● **REQUIRED WORK**
With the pictures left out, copy the listing below exactly.

● **INPUT**
------------------------------------

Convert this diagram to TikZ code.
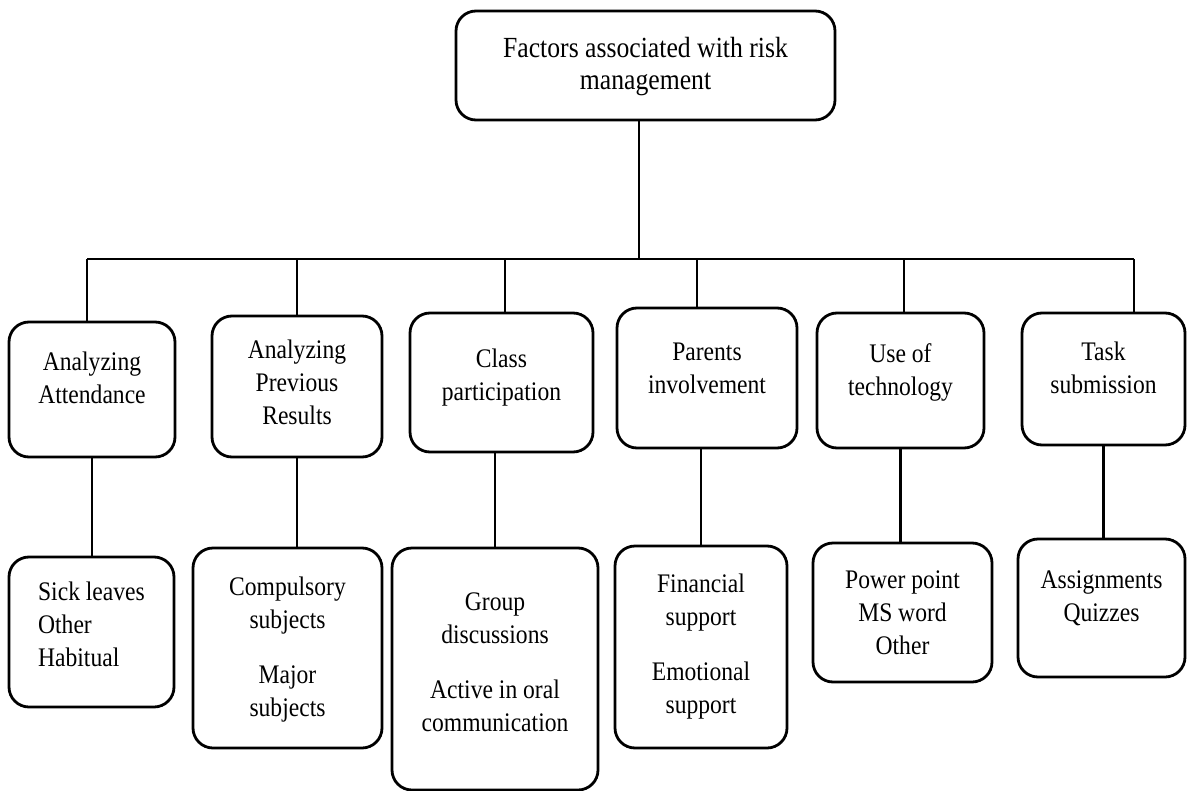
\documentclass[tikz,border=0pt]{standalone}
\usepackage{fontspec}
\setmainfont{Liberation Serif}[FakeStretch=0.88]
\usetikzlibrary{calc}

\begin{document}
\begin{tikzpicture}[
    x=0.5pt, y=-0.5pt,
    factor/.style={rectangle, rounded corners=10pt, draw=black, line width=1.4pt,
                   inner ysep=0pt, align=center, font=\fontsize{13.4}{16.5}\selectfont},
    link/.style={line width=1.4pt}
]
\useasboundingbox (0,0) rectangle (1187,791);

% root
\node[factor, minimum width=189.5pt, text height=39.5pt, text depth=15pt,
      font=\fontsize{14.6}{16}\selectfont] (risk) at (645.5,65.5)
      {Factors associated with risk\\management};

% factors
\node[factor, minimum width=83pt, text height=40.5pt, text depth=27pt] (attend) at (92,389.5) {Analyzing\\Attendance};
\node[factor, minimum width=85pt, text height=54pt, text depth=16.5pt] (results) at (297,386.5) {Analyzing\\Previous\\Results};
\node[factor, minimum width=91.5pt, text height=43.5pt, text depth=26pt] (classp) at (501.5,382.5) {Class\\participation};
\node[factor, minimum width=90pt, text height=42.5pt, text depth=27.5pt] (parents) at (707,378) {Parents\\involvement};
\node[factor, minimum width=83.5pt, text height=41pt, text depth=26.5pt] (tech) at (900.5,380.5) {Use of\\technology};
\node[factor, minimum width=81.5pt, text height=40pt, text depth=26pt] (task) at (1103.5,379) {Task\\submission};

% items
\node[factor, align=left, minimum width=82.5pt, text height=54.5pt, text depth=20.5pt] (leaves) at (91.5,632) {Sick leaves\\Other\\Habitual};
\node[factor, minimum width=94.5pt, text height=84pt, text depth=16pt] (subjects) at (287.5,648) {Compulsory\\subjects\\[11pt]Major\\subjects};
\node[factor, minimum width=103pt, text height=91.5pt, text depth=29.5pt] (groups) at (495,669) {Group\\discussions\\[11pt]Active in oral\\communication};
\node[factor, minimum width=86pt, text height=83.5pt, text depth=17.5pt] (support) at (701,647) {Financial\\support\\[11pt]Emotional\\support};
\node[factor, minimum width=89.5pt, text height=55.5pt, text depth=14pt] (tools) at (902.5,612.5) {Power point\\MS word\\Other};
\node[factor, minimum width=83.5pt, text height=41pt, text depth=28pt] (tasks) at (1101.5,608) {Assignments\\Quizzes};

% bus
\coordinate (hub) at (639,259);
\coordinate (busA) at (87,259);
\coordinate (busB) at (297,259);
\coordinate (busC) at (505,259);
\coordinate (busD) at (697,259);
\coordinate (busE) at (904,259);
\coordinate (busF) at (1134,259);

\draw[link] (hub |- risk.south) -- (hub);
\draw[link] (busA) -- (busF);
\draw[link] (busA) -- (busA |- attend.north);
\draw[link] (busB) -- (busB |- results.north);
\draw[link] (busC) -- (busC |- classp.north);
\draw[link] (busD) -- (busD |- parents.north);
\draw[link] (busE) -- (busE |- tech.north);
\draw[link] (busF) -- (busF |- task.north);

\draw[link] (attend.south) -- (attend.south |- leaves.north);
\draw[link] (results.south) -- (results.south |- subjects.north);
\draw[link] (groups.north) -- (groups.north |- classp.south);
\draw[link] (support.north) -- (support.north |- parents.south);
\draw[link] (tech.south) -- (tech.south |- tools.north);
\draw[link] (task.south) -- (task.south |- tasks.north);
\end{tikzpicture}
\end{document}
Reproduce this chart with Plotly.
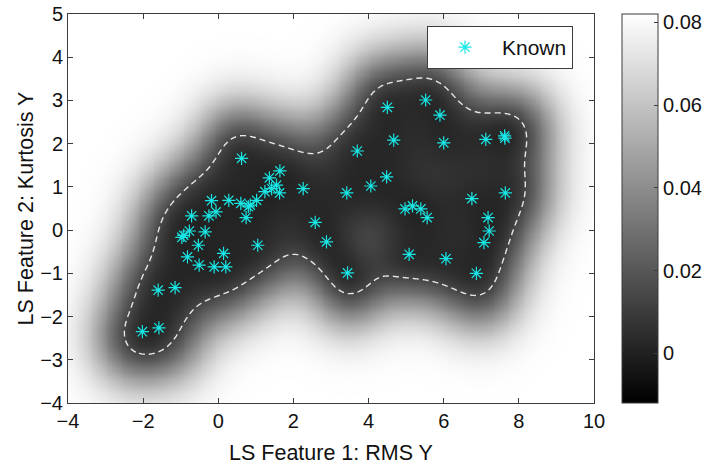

------------------------------------

● **REPLY**
Convert this diagram to TikZ code.
\documentclass[tikz,border=0pt]{standalone}
\usepackage{fontspec}
\setmainfont{Liberation Serif}[FakeStretch=0.88]
\usetikzlibrary{calc}

\begin{document}
\begin{tikzpicture}[
    x=0.5pt, y=-0.5pt,
    factor/.style={rectangle, rounded corners=10pt, draw=black, line width=1.4pt,
                   inner ysep=0pt, align=center, font=\fontsize{13.4}{16.5}\selectfont},
    link/.style={line width=1.4pt}
]
\useasboundingbox (0,0) rectangle (1187,791);

% root
\node[factor, minimum width=189.5pt, text height=39.5pt, text depth=15pt,
      font=\fontsize{14.6}{16}\selectfont] (risk) at (645.5,65.5)
      {Factors associated with risk\\management};

% factors
\node[factor, minimum width=83pt, text height=40.5pt, text depth=27pt] (attend) at (92,389.5) {Analyzing\\Attendance};
\node[factor, minimum width=85pt, text height=54pt, text depth=16.5pt] (results) at (297,386.5) {Analyzing\\Previous\\Results};
\node[factor, minimum width=91.5pt, text height=43.5pt, text depth=26pt] (classp) at (501.5,382.5) {Class\\participation};
\node[factor, minimum width=90pt, text height=42.5pt, text depth=27.5pt] (parents) at (707,378) {Parents\\involvement};
\node[factor, minimum width=83.5pt, text height=41pt, text depth=26.5pt] (tech) at (900.5,380.5) {Use of\\technology};
\node[factor, minimum width=81.5pt, text height=40pt, text depth=26pt] (task) at (1103.5,379) {Task\\submission};

% items
\node[factor, align=left, minimum width=82.5pt, text height=54.5pt, text depth=20.5pt] (leaves) at (91.5,632) {Sick leaves\\Other\\Habitual};
\node[factor, minimum width=94.5pt, text height=84pt, text depth=16pt] (subjects) at (287.5,648) {Compulsory\\subjects\\[11pt]Major\\subjects};
\node[factor, minimum width=103pt, text height=91.5pt, text depth=29.5pt] (groups) at (495,669) {Group\\discussions\\[11pt]Active in oral\\communication};
\node[factor, minimum width=86pt, text height=83.5pt, text depth=17.5pt] (support) at (701,647) {Financial\\support\\[11pt]Emotional\\support};
\node[factor, minimum width=89.5pt, text height=55.5pt, text depth=14pt] (tools) at (902.5,612.5) {Power point\\MS word\\Other};
\node[factor, minimum width=83.5pt, text height=41pt, text depth=28pt] (tasks) at (1101.5,608) {Assignments\\Quizzes};

% bus
\coordinate (hub) at (639,259);
\coordinate (busA) at (87,259);
\coordinate (busB) at (297,259);
\coordinate (busC) at (505,259);
\coordinate (busD) at (697,259);
\coordinate (busE) at (904,259);
\coordinate (busF) at (1134,259);

\draw[link] (hub |- risk.south) -- (hub);
\draw[link] (busA) -- (busF);
\draw[link] (busA) -- (busA |- attend.north);
\draw[link] (busB) -- (busB |- results.north);
\draw[link] (busC) -- (busC |- classp.north);
\draw[link] (busD) -- (busD |- parents.north);
\draw[link] (busE) -- (busE |- tech.north);
\draw[link] (busF) -- (busF |- task.north);

\draw[link] (attend.south) -- (attend.south |- leaves.north);
\draw[link] (results.south) -- (results.south |- subjects.north);
\draw[link] (groups.north) -- (groups.north |- classp.south);
\draw[link] (support.north) -- (support.north |- parents.south);
\draw[link] (tech.south) -- (tech.south |- tools.north);
\draw[link] (task.south) -- (task.south |- tasks.north);
\end{tikzpicture}
\end{document}
Reproduce this chart with Plotly.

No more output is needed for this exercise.